The New Leaders Council’s Labor Summit in Edison on Saturday was a reminder of how New Jersey needs to be a beacon of hope for the labor movement and how far it has fallen. The last eight years with Chris Christie as Governor have derailed the Garden State. New Jersey has fallen behind its neighboring states in every economic measure since the Great Recession. Its credit rating has been downgraded several times. The NJ Department of Labor and Workforce Development has seen its budget nearly slashed to death and belittled in integrity. The bill to increase the state’s minimum wage to $15 an hour was vetoed last summer and the legislature did not override his veto. State residents are unable to make ends meet. It’s nearly impossible to survive with a low minimum wage and high tuition costs. Imagine raising kids while working three jobs and earning an education. This is a great injustice in a state as prosperous as ours.

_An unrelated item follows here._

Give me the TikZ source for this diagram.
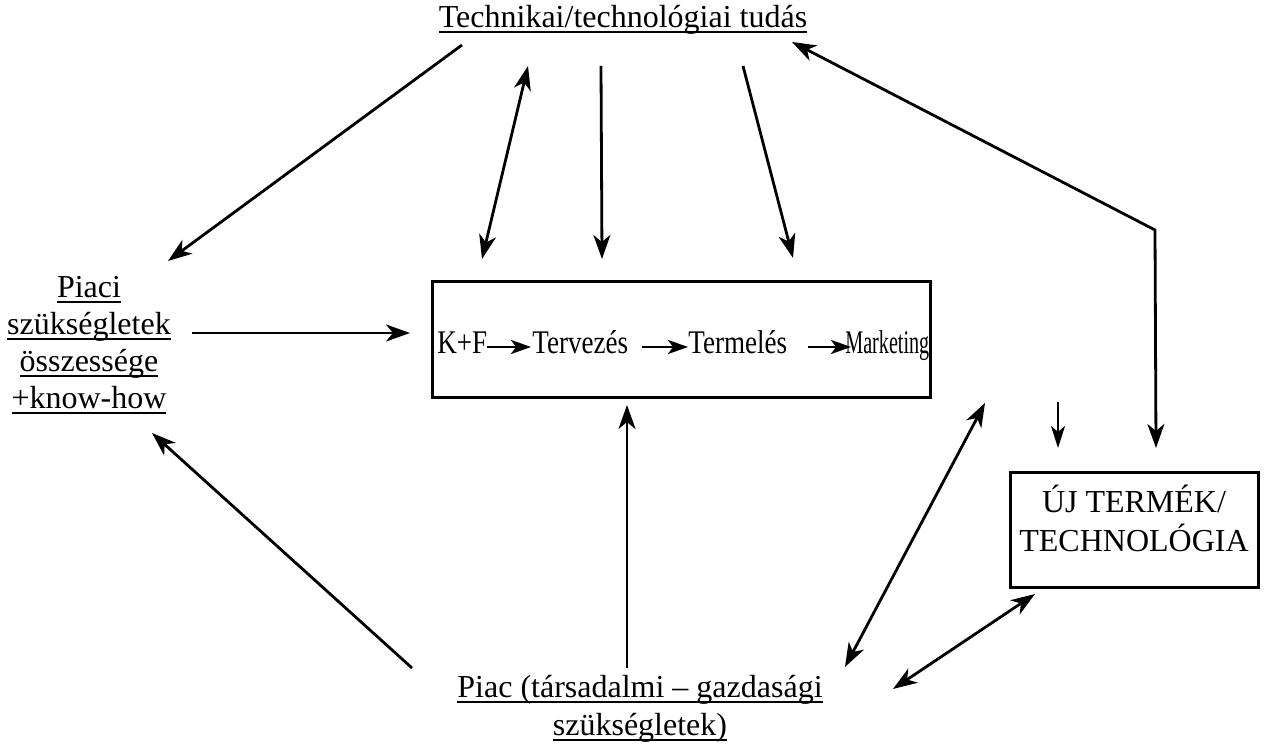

In addition, Trump’s presidency has only made it worse. His appointment to the Supreme Court is likely to vote in favor of weakening labor unions while a similar bill is pending in Congress. The regulatory gains made by the Obama Administration in the face opposition are being turned back. His administration is stacked with plutocrats seeking to benefits their cronies at the expense of the American people. As Congressman Donald Norcross (D-NJ) pointed out, there are a handful of individuals in the United States Congress who have been in a labor union.

This weekend’s summit was a reminder to on its laurels in the long war against Hypercapitalism when small gains are achieved. Now is the time to fight for the preservation of the Labor Movement in New Jersey and the country as a whole. We as a state cannot continue to move backward. Now is the opportunity to turn the page and move forward back to the progressive values we in the Garden State hold dear. With so much diversity, New Jersey needs to demonstrate progressivism in all areas of public policy. Each of the panelists has expressed their views on labor with much thought and deliberation.

Without labor, New Jersey cannot function. We need reform to continue robust activity within the transportation, manufacturing, health, education, and customer service sectors. Everyone should be entitled to pension and benefits in their respective fields. I urge everyone to continue the fight for a better New Jersey. Eight years of falling behind the rest of the nation has gone long enough. Let us all come together and make all our dreams come true once again.